Q. Mrs. Ward, you're married to a high school teacher, and Mr. Smith, you're married to an elementary school teacher. What sort of discussions do you have at the dinner table?
SMITH: She'll ask me a lot of questions about math -- what type of things could she do with math in the third grade? Sometimes I'll even go to her class and entertain them with some kind of a math trick.
WARD: That's really neat that you'd do that.
SMITH: They love it. When I walk in, they know me.
We do discuss a lot of things -- pay, and rules and things that go on in the county and whether we like them or not.
WARD: And ideas -- I get science ideas from my husband. I sneak his books. He's got this really great experiment book, and it's got every kind of experiment you'd want to do with science.
Q. Do you ever wonder what it would be like to teach the other side for a day? Do you think you could do it?
WARD: I think it might be fun. Sometimes, I've thought about moving up to maybe fifth grade or even middle school. But I just love fourth-graders.
SMITH: Well, I enjoy visiting my wife's class, but if I had to live with them for a day, I don't know.
Q. How important do you think standardized tests are?
SMITH: I think they're important. I just don't think one test should determine everything. Students have bad days. I teach, every year, for kids to take one test at the end of the year, an AP calculus test. They mess that up, that's it. That's very difficult on students. They come in with a cold, even if they have the flu, they have to be there. That's not real fair.
WARD: I feel the same way. I think you have to have some kind of measurement to see where they are. But I think you also have to look at where one child starts and where he ends up. A test isn't always going to tell you that.
Q. Are you satisfied with the education your own children have gotten?
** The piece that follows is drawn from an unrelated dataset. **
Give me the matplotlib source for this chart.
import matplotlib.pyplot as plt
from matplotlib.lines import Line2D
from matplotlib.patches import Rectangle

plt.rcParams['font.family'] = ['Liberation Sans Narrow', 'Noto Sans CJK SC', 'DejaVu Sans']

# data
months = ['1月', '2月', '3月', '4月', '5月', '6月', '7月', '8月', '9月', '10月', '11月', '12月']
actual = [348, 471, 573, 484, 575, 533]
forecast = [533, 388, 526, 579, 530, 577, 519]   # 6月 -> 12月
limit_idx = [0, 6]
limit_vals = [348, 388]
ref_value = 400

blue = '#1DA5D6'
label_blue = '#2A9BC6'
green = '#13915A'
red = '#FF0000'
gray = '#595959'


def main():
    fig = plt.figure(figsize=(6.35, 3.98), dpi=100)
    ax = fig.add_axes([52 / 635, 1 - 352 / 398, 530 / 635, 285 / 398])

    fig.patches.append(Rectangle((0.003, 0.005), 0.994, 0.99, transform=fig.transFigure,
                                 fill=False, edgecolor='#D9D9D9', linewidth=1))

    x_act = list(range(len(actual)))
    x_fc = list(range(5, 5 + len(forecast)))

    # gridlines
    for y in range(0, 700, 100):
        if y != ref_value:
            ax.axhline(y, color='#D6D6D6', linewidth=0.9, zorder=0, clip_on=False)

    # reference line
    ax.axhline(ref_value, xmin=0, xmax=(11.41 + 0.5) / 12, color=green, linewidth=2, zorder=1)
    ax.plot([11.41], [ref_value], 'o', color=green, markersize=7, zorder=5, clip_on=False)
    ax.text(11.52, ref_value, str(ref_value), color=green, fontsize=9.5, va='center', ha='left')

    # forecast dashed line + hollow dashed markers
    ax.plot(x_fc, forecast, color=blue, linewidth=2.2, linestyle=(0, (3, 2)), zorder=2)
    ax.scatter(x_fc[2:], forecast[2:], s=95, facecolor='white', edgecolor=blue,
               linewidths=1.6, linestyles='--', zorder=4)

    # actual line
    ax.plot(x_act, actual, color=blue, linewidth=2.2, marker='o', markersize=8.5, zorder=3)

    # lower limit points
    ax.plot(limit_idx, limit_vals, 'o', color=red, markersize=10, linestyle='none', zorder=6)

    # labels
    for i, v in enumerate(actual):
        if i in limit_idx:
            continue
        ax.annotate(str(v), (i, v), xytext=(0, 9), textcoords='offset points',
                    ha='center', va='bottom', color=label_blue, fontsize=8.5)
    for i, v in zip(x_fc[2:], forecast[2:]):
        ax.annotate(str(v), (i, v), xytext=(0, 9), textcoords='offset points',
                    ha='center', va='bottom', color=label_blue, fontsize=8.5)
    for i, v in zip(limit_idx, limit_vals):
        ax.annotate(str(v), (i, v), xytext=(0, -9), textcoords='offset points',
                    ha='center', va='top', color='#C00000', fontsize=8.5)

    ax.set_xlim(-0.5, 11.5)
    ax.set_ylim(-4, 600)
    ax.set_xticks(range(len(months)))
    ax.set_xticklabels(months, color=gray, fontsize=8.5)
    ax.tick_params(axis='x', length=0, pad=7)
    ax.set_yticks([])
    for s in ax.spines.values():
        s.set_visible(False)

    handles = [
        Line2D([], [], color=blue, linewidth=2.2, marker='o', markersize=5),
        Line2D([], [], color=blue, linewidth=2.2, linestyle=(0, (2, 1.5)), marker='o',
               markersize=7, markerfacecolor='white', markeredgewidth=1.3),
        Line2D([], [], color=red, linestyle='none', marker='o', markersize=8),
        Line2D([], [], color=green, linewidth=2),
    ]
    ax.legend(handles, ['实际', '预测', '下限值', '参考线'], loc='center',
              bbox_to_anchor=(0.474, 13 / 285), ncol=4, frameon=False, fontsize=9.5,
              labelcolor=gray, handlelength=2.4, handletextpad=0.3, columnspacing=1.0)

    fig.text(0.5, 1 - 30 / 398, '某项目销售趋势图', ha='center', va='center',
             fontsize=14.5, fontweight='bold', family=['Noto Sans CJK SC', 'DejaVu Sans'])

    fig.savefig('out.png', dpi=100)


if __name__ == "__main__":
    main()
WARD: My son had an absolutely wonderful education. He went through the IB program at King High School, and it was wonderful.
I don't know about middle school. Not that he didn't have good teachers, because he had some very good teachers. But in middle school, at the time, they went to a sixth-grade center, and then to another school for a seventh-grade center, and then to another school for an eighth-grade center. I didn't like that choppiness.
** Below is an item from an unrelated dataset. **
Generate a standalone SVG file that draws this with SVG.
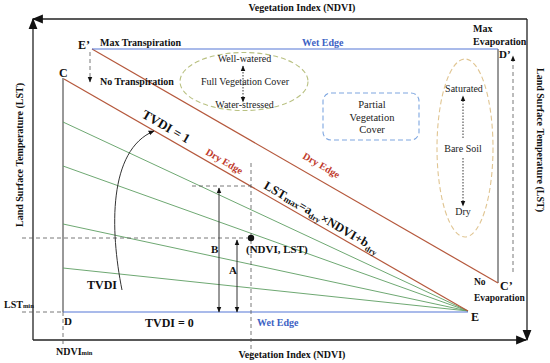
<svg xmlns="http://www.w3.org/2000/svg" width="550" height="363" viewBox="0 0 550 363">
<style>
.b{font-family:"Liberation Serif","Times New Roman",serif;font-weight:bold;fill:#111}
.r{font-family:"Liberation Serif","Times New Roman",serif;fill:#222}
.ax{stroke:#222;stroke-width:1.3;fill:none}
.dk{stroke:#333;stroke-width:1;fill:none}
.red{stroke:#b5583c;stroke-width:1.2;fill:none}
.grn{stroke:#5e9e62;stroke-width:0.9;fill:none}
.blu{stroke:#5576d6;stroke-width:1.2;fill:none}
.dash{stroke:#555;stroke-width:0.8;stroke-dasharray:4,3;fill:none}
.dot{stroke:#222;stroke-width:0.9;stroke-dasharray:1.5,1.5;fill:none}
.wet{fill:#3d62c4}
.dry{fill:#c0392b}
</style>
<defs>
<marker id="ah" viewBox="0 0 10 10" refX="9" refY="5" markerWidth="7" markerHeight="7" orient="auto" markerUnits="userSpaceOnUse"><path d="M0,1 L10,5 L0,9 Z" fill="#111"/></marker>
<marker id="ahs" viewBox="0 0 10 10" refX="9" refY="5" markerWidth="6" markerHeight="6" orient="auto-start-reverse" markerUnits="userSpaceOnUse"><path d="M0,1 L10,5 L0,9 Z" fill="#111"/></marker>
<marker id="big" viewBox="0 0 10 10" refX="9" refY="5" markerWidth="11" markerHeight="11" orient="auto" markerUnits="userSpaceOnUse"><path d="M0,1 L10,5 L0,9 Z" fill="#111"/></marker>
</defs>

<g id="connectors">
  <!-- outer axes frame -->
  <line class="ax" x1="33" y1="340" x2="33" y2="19" marker-end="url(#big)"/>
  <line class="ax" x1="527" y1="19" x2="33" y2="19" marker-end="url(#big)"/>
  <line class="ax" x1="527" y1="19" x2="527" y2="340" marker-end="url(#big)"/>
  <line class="ax" x1="33" y1="340" x2="526" y2="340" marker-end="url(#big)"/>

  <!-- inner verticals -->
  <line class="dk" x1="63" y1="78" x2="63" y2="312"/>
  <line class="dk" x1="498" y1="49" x2="498" y2="283"/>

  <!-- green TVDI isolines -->
  <line class="grn" x1="63" y1="122" x2="468" y2="311"/>
  <line class="grn" x1="63" y1="166" x2="468" y2="311"/>
  <line class="grn" x1="63" y1="224" x2="468" y2="311"/>
  <line class="grn" x1="63" y1="268" x2="468" y2="311"/>

  <!-- dry edges -->
  <line class="red" x1="64" y1="79" x2="468" y2="311"/>
  <line class="red" x1="92" y1="49" x2="498" y2="283"/>

  <!-- wet edges -->
  <line class="blu" x1="92" y1="49" x2="498" y2="49"/>
  <line class="blu" x1="63" y1="312" x2="468" y2="312"/>

  <!-- dashed guides -->
  <line class="dash" x1="22" y1="238" x2="251" y2="238"/>
  <line class="dash" x1="251" y1="163" x2="251" y2="360"/>
  <line class="dash" x1="192" y1="186" x2="251" y2="186"/>
  <line class="dash" x1="22" y1="312" x2="63" y2="312"/>
  <line class="dash" x1="63" y1="312" x2="63" y2="345"/>
  <line class="dash" x1="90" y1="52" x2="90" y2="82" marker-end="url(#ahs)"/>
  <line class="dash" x1="513" y1="272" x2="513" y2="56" stroke-dasharray="6,4" marker-end="url(#ahs)"/>

  <!-- A and B arrows -->
  <line class="dk" x1="219" y1="188" x2="219" y2="312" marker-start="url(#ahs)" marker-end="url(#ahs)"/>
  <line class="dk" x1="237" y1="240" x2="237" y2="312" marker-start="url(#ahs)" marker-end="url(#ahs)"/>

  <!-- TVDI curve -->
  <path class="dk" d="M122,290 C110,230 108,150 154,131" marker-end="url(#ahs)"/>

  <!-- dotted arrows in zones -->
  <line class="dot" x1="243" y1="66" x2="243" y2="102" marker-start="url(#ahs)" marker-end="url(#ahs)"/>
  <line class="dot" x1="463" y1="138" x2="463" y2="96" marker-end="url(#ahs)"/>
  <line class="dot" x1="463" y1="158" x2="463" y2="206" marker-end="url(#ahs)"/>
</g>

<g id="axis-labels">
  <text class="b" x="302" y="11" font-size="10" text-anchor="middle">Vegetation Index (NDVI)</text>
  <text class="b" x="292" y="358" font-size="10" text-anchor="middle">Vegetation Index (NDVI)</text>
  <text class="b" font-size="10" text-anchor="middle" transform="translate(23,155) rotate(-90)">Land Surface Temperature (LST)</text>
  <text class="b" font-size="10" text-anchor="middle" transform="translate(537,140) rotate(90)">Land Surface Temperature (LST)</text>
  <text class="b" x="4" y="308" font-size="10">LST<tspan font-size="6.5">min</tspan></text>
  <text class="b" x="56" y="355" font-size="10">NDVI<tspan font-size="6.5">min</tspan></text>
</g>

<g id="node-Eprime">
  <text class="b" x="78" y="49" font-size="12">E’</text>
  <text class="b" x="100" y="46" font-size="10">Max Transpiration</text>
  <text class="b" x="100" y="85" font-size="10">No Transpiration</text>
</g>
<g id="node-C"><text class="b" x="59" y="77" font-size="12">C</text></g>
<g id="node-D"><text class="b" x="64" y="325" font-size="11">D</text></g>
<g id="node-E"><text class="b" x="471" y="321" font-size="12">E</text></g>
<g id="node-Dprime">
  <text class="b" x="473" y="32" font-size="10">Max</text>
  <text class="b" x="473" y="45" font-size="10">Evaporation</text>
  <text class="b" x="499" y="58" font-size="11">D’</text>
</g>
<g id="node-Cprime">
  <text class="b" x="500" y="290" font-size="12">C’</text>
  <text class="b" x="474" y="285" font-size="9.5">No</text>
  <text class="b" x="474" y="301" font-size="9.5">Evaporation</text>
</g>

<g id="edge-labels">
  <text class="b wet" x="302" y="46" font-size="10">Wet Edge</text>
  <text class="b wet" x="257" y="326" font-size="10">Wet Edge</text>
  <text class="b" x="145" y="327" font-size="12">TVDI = 0</text>
  <text class="b" font-size="13" transform="translate(141,117) rotate(30)">TVDI = 1</text>
  <text class="b dry" font-size="10" transform="translate(205,154) rotate(30)">Dry Edge</text>
  <text class="b dry" font-size="10" transform="translate(302,158) rotate(30)">Dry Edge</text>
  <text class="b" font-size="12.5" transform="translate(263,188) rotate(30)">LST<tspan font-size="9" dy="1">max</tspan><tspan dy="-1">=a</tspan><tspan font-size="8" dy="3">dry</tspan><tspan dy="-3">×NDVI+b</tspan><tspan font-size="8" dy="3">dry</tspan></text>
</g>

<g id="node-point">
  <circle cx="251" cy="238" r="3.2" fill="#111"/>
  <text class="b" x="246" y="253" font-size="11">(NDVI, LST)</text>
  <text class="b" x="211" y="253" font-size="11">B</text>
  <text class="b" x="229" y="274" font-size="11">A</text>
  <text class="b" x="87" y="289" font-size="12">TVDI</text>
</g>

<g id="node-full-vegetation">
  <ellipse cx="244" cy="81.5" rx="64" ry="29" fill="none" stroke="#b9c182" stroke-width="1.1" stroke-dasharray="5,3"/>
  <text class="r" x="244.5" y="62" font-size="10" text-anchor="middle">Well-watered</text>
  <text class="r" x="245" y="85" font-size="10" text-anchor="middle">Full Vegetation Cover</text>
  <text class="r" x="244.5" y="108" font-size="10" text-anchor="middle">Water-stressed</text>
</g>

<g id="node-partial-vegetation">
  <rect x="323" y="93" width="96" height="47" rx="8" fill="none" stroke="#7ea6e0" stroke-width="1.1" stroke-dasharray="5,3"/>
  <text class="r" x="372" y="108" font-size="10.5" text-anchor="middle">Partial</text>
  <text class="r" x="372" y="121" font-size="10.5" text-anchor="middle">Vegetation</text>
  <text class="r" x="372" y="133" font-size="10.5" text-anchor="middle">Cover</text>
</g>

<g id="node-bare-soil">
  <ellipse cx="465" cy="148" rx="28" ry="89" fill="none" stroke="#e0c592" stroke-width="1.1" stroke-dasharray="5,3"/>
  <text class="r" x="464" y="92" font-size="10" text-anchor="middle">Saturated</text>
  <text class="r" x="463" y="152" font-size="10" text-anchor="middle">Bare Soil</text>
  <text class="r" x="463" y="215" font-size="10" text-anchor="middle">Dry</text>
</g>
</svg>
SMITH: I think class size is going to be a big issue. My daughter, her first kindergarten year was a very good year. She was doing everything she needed to do as a kindergartener. But her first-grade year was a disaster. I don't know what happened. I can't say it's the teacher. I do say that she had 28 students in a first-grade class.
After the third term, we took her out of the school she was in and put her in the school she's currently in, and that basically turned her around.
I have to give my wife full credit, and the teacher full credit. My wife constantly works with her, every day, every day.
WARD: That's the key, right there, is the help at home -- when you have parents that follow up with their children and check to see that their homework is done.
Q. So now you're both up for the Teacher of the Year award. First person you'll thank if you win?
WARD: My interning teacher was just awesome. Her name's Julie Lacy. We're still friends to this day. She has gone on to become assistant principal at Lopez Elementary. She was wonderful. That made me enjoy teaching, because she enjoyed it so much.
SMITH: Actually, there's a teacher, David Belcher, from Plant City High School. I remember my first day. Scared as can be. Walked into the school, went to the planning area, and I didn't even have a desk. There were too many teachers for the desks. The first thing he did was say, "Okay, you're sitting here at my desk." Just little things like that on top of being a great teacher and a role model. He really has made a difference.